>> Tuesday, June 23, 2015
My Aunt Monica is the first person I remember showing real joy when she was cooking. There are plenty of fine everyday cooks in my family, but my flamboyant Aunt Monica was the one humming while she cooked, and giggling and making us taste little pieces of everything before she put it into the recipe.
Chicken Divan is one of those quintessential 70s casseroles that might not be trendy right now but is still really awesome. It's forever tied to Aunt Monica in my mind because she used to make it in Grandma's kitchen if there was a crowd at the holidays.
My parents, the dog, and my sister would drive from the farm in Michigan to the big city of Waukegan in Illinois. When our station wagon ran up I-94 highway past the big Magikist lips sign, we knew we were almost to Grandma's place.
Come to think of it, I have no idea what Magikist was trying to sell us when all the red lights flickered on.
It also just occurred to me that I can't imagine my grandma sharing her kitchen with anyone. Aunt Monica was a powerful force of nature, just like my grandma, and surely there were lightning strikes at some point.

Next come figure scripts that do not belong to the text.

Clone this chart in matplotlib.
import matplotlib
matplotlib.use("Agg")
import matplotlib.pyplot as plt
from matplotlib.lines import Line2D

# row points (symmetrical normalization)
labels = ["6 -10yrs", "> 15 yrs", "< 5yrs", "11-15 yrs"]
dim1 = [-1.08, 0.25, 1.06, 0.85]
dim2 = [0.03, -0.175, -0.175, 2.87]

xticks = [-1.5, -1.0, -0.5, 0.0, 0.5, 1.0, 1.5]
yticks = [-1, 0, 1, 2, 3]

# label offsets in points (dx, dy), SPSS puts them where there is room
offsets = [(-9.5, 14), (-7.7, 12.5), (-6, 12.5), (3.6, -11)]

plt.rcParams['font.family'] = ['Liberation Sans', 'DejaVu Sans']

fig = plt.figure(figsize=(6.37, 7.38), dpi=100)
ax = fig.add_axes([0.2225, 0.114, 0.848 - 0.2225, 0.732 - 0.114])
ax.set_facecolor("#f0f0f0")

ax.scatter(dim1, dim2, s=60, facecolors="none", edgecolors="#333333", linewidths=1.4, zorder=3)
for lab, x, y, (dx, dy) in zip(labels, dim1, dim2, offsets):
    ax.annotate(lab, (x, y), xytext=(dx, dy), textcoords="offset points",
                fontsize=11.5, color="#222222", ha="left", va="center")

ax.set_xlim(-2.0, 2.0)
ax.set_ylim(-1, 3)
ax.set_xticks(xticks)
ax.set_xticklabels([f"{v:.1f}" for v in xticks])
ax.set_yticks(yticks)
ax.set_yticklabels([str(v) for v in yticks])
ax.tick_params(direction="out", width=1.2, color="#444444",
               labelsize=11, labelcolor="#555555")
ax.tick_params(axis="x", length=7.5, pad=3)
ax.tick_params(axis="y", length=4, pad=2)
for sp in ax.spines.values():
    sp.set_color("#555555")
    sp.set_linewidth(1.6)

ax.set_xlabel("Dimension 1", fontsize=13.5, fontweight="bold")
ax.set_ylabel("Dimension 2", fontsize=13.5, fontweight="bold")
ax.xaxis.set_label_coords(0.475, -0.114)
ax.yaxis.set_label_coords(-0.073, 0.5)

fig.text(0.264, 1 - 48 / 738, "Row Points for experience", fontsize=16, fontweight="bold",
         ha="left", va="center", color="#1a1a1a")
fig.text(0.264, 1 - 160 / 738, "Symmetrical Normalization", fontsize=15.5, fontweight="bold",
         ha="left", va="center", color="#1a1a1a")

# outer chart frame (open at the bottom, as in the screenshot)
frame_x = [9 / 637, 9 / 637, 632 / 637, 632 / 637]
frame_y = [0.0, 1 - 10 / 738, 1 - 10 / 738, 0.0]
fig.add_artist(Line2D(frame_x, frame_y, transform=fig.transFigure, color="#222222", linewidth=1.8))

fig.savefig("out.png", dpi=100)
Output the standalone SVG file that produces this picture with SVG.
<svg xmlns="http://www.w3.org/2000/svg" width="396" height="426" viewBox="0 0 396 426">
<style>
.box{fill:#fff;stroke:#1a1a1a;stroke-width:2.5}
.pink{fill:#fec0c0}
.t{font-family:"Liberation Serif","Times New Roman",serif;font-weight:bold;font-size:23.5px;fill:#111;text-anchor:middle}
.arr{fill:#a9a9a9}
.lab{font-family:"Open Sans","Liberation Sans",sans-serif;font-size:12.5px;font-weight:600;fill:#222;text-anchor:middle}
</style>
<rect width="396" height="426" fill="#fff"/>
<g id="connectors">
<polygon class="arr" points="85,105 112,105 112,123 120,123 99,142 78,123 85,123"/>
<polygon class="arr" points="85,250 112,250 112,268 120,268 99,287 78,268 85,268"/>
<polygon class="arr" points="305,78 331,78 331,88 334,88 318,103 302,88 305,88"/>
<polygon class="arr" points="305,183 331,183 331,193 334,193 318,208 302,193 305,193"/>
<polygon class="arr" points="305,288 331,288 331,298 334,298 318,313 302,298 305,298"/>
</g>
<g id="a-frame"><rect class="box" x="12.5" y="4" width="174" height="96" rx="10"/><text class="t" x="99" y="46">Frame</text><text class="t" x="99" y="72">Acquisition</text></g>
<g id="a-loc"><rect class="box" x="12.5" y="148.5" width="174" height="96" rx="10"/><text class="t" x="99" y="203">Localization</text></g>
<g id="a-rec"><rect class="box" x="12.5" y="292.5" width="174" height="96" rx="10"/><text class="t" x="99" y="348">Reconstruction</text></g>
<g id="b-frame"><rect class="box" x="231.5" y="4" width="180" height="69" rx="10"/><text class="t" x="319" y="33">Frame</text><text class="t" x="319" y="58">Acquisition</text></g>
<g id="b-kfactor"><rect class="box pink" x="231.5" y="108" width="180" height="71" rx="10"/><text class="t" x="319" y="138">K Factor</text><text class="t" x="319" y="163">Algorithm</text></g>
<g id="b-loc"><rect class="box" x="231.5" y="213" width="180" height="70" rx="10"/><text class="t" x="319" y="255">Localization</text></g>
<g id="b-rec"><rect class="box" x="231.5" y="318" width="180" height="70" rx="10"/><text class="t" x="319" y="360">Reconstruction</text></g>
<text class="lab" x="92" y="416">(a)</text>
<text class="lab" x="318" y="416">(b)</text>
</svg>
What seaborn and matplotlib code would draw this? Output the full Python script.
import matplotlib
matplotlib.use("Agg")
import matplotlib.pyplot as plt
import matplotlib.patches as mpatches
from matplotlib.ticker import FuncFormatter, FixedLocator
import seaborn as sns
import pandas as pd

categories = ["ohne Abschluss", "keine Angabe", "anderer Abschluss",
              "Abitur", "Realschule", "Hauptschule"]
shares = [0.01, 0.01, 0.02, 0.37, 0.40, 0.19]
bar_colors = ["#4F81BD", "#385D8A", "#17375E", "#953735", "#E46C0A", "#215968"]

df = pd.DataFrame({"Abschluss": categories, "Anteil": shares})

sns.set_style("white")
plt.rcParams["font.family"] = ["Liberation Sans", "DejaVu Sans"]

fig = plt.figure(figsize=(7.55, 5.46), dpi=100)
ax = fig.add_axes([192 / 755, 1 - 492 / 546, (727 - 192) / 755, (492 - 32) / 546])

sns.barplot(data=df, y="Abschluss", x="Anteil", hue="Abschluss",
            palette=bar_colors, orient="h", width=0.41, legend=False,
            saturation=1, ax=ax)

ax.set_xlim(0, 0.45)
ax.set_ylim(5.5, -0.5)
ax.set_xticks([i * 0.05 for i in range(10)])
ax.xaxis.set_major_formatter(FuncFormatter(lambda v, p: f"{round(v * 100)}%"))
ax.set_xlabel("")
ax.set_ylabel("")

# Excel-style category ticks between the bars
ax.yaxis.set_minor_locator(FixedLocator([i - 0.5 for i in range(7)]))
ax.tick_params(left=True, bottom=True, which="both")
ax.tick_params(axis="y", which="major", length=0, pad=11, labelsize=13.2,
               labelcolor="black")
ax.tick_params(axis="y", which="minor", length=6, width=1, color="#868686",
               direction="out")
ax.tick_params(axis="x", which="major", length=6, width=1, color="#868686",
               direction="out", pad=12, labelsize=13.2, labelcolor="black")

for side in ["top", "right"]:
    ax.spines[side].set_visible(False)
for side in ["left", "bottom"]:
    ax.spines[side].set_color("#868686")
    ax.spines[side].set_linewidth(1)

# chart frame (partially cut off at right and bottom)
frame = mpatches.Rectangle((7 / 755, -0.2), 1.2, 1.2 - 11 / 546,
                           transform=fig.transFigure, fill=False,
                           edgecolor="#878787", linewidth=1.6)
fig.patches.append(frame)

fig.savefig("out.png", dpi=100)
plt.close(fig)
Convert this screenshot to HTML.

Yet every holiday all the cousins would be shooed down to the rumpus room (yes, that's what it was, and I can describe the rumpus), and all the adults would settle in at the kitchen table with cigarettes and big 70s pipes and cocktails and catch up. Back then, my mom smoked only when she was around her mother, who made her nervous. It must have been a smoky kitchen!
Aunt Monica would announce when the casserole was ready and she would bring it out with a flourish and some sort of comment that has always made me imagine this was an exotic and fancy dish for special occasions. As it surely can be.
I'm pretty sure boneless skinless chicken breasts and cream of whatever soup were not in my Aunt's original recipe, but I've posted an easy version and a bit of an upscale version, depending on how you feel about cooking on a particular day.
I think it's also worth noting that this is one of a handful of recipes I've ever tried in which I actually don't mind broccoli, because I really don't like it.